* Instructions for the task: Transcribe every line from the top down to the line with "1600, 1600, 1500];", both ends included, but not the pictures.

* Dataset section:
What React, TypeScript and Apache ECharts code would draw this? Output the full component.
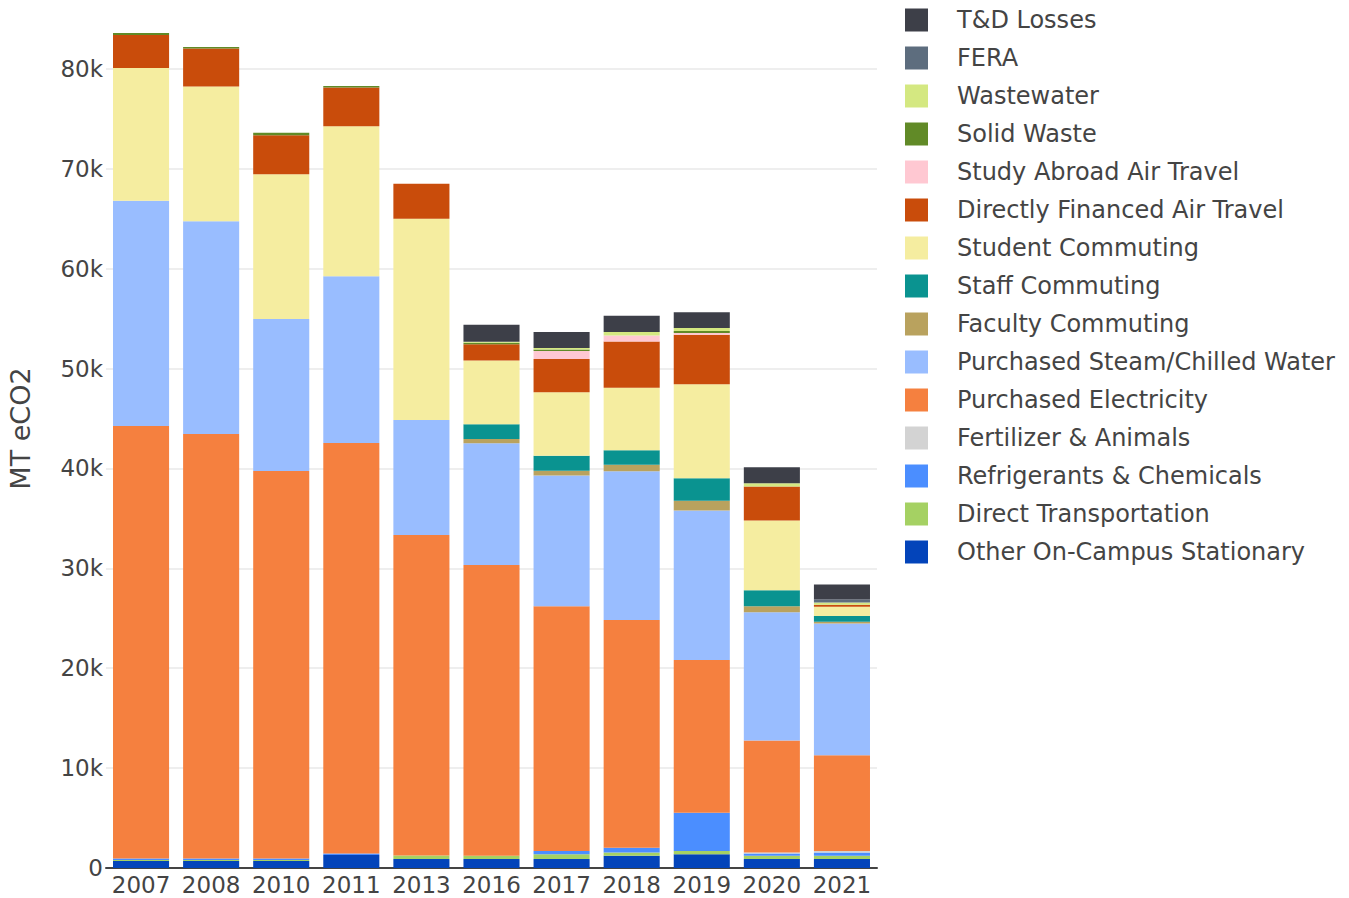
import React, { useEffect, useRef } from "react";
import * as echarts from "echarts";

const years = ["2007", "2008", "2010", "2011", "2013", "2016", "2017", "2018", "2019", "2020", "2021"];

const otherOnCampus = [700, 700, 700, 1300, 900, 900, 900, 1230, 1370, 900, 900];
const directTransport = [100, 100, 100, 0, 350, 330, 470, 330, 330, 330, 330];
const refrigerants = [150, 150, 150, 150, 0, 0, 330, 470, 3830, 230, 330];
const fertilizer = [0, 0, 0, 0, 0, 0, 0, 0, 0, 100, 130];
const electricity = [43300, 42500, 38800, 41100, 32100, 29100, 24500, 22800, 15300, 11200, 9600];
const steam = [22550, 21300, 15200, 16700, 11500, 12200, 13100, 14900, 14960, 12840, 13200];
const faculty = [0, 0, 0, 0, 0, 430, 470, 630, 970, 600, 160];
const staff = [0, 0, 0, 0, 0, 1470, 1500, 1470, 2270, 1600, 570];
const student = [13300, 13500, 14500, 15000, 20150, 6370, 6370, 6240, 9410, 7000, 930];
const airTravel = [3300, 3800, 3900, 3900, 3500, 1640, 3330, 4650, 4940, 3400, 200];
const studyAbroad = [0, 0, 0, 0, 0, 0, 800, 600, 170, 0, 0];
const solidWaste = [200, 150, 250, 130, 0, 150, 150, 0, 200, 0, 0];
const wastewater = [0, 0, 0, 0, 0, 100, 150, 330, 300, 330, 240];
const fera = [0, 0, 0, 0, 0, 0, 0, 0, 0, 0, 300];
const tdLosses = [0, 0, 0, 0, 0, 1700, 1600, 1630, 1600, 1600, 1500];

const seriesDefs: [string, number[], string][] = [
  ["Other On-Campus Stationary", otherOnCampus, "#0344ba"],
  ["Direct Transportation", directTransport, "#a5d163"],
  ["Refrigerants & Chemicals", refrigerants, "#4b8eff"],
  ["Fertilizer & Animals", fertilizer, "#d3d3d3"],
  ["Purchased Electricity", electricity, "#f5803f"],
  ["Purchased Steam/Chilled Water", steam, "#99bdff"],
  ["Faculty Commuting", faculty, "#b9a25e"],
  ["Staff Commuting", staff, "#0a9390"],
  ["Student Commuting", student, "#f5eda0"],
  ["Directly Financed Air Travel", airTravel, "#c94c0b"],
  ["Study Abroad Air Travel", studyAbroad, "#ffc8d2"],
  ["Solid Waste", solidWaste, "#618a27"],
  ["Wastewater", wastewater, "#d4e881"],
  ["FERA", fera, "#5d6d7e"],
  ["T&D Losses", tdLosses, "#3d3f48"],
];

const FONT = "DejaVu Sans";
const TEXT = "#444444";

export default function App() {
  const ref = useRef<HTMLDivElement>(null);
  useEffect(() => {
    if (!ref.current) return;
    const chart = echarts.init(ref.current, undefined, { renderer: "svg" });
    chart.setOption({
      animation: false,
      textStyle: { fontFamily: FONT },
      grid: { left: 106, right: 472, top: -11, bottom: 30, containLabel: false, outerBoundsMode: "none" },
      legend: {
        orient: "vertical",
        left: 900,
        top: 3,
        itemWidth: 23,
        itemHeight: 23,
        itemGap: 14,
        icon: "rect",
        data: seriesDefs.map((s) => s[0]).reverse(),
        textStyle: { fontFamily: FONT, fontSize: 24, color: TEXT, padding: [0, 0, 0, 24] },
      },
      xAxis: {
        type: "category",
        data: years,
        axisLine: { show: true, lineStyle: { color: "#444", width: 2 } },
        axisTick: { show: false },
        axisLabel: { fontFamily: FONT, fontSize: 23, color: TEXT, margin: 5, interval: 0, hideOverlap: false },
      },
      yAxis: {
        type: "value",
        min: 0,
        max: 88000,
        interval: 10000,
        name: "MT eCO2",
        nameLocation: "middle",
        nameGap: 72,
        nameRotate: 90,
        nameTextStyle: { fontFamily: FONT, fontSize: 27, color: TEXT },
        axisLine: { show: false },
        axisTick: { show: false },
        axisLabel: {
          fontFamily: FONT,
          fontSize: 23,
          color: TEXT,
          margin: 3,
          showMaxLabel: false,
          formatter: (v: number) => (v === 0 ? "0" : v / 1000 + "k"),
        },
        splitLine: { show: true, lineStyle: { color: "#eeeeee", width: 2 } },
      },
      series: seriesDefs.map(([name, data, color]) => ({
        name,
        type: "bar",
        stack: "total",
        data,
        barWidth: "80%",
        itemStyle: { color },
        emphasis: { disabled: true },
      })),
    });
    return () => chart.dispose();
  }, []);
  return <div ref={ref} style={{ position: "absolute", left: 0, top: 0, width: 1349, height: 898 }} />;
}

* Task result:
What React, TypeScript and Apache ECharts code would draw this? Output the full component.
import React, { useEffect, useRef } from "react";
import * as echarts from "echarts";

const years = ["2007", "2008", "2010", "2011", "2013", "2016", "2017", "2018", "2019", "2020", "2021"];

const otherOnCampus = [700, 700, 700, 1300, 900, 900, 900, 1230, 1370, 900, 900];
const directTransport = [100, 100, 100, 0, 350, 330, 470, 330, 330, 330, 330];
const refrigerants = [150, 150, 150, 150, 0, 0, 330, 470, 3830, 230, 330];
const fertilizer = [0, 0, 0, 0, 0, 0, 0, 0, 0, 100, 130];
const electricity = [43300, 42500, 38800, 41100, 32100, 29100, 24500, 22800, 15300, 11200, 9600];
const steam = [22550, 21300, 15200, 16700, 11500, 12200, 13100, 14900, 14960, 12840, 13200];
const faculty = [0, 0, 0, 0, 0, 430, 470, 630, 970, 600, 160];
const staff = [0, 0, 0, 0, 0, 1470, 1500, 1470, 2270, 1600, 570];
const student = [13300, 13500, 14500, 15000, 20150, 6370, 6370, 6240, 9410, 7000, 930];
const airTravel = [3300, 3800, 3900, 3900, 3500, 1640, 3330, 4650, 4940, 3400, 200];
const studyAbroad = [0, 0, 0, 0, 0, 0, 800, 600, 170, 0, 0];
const solidWaste = [200, 150, 250, 130, 0, 150, 150, 0, 200, 0, 0];
const wastewater = [0, 0, 0, 0, 0, 100, 150, 330, 300, 330, 240];
const fera = [0, 0, 0, 0, 0, 0, 0, 0, 0, 0, 300];
const tdLosses = [0, 0, 0, 0, 0, 1700, 1600, 1630, 1600, 1600, 1500];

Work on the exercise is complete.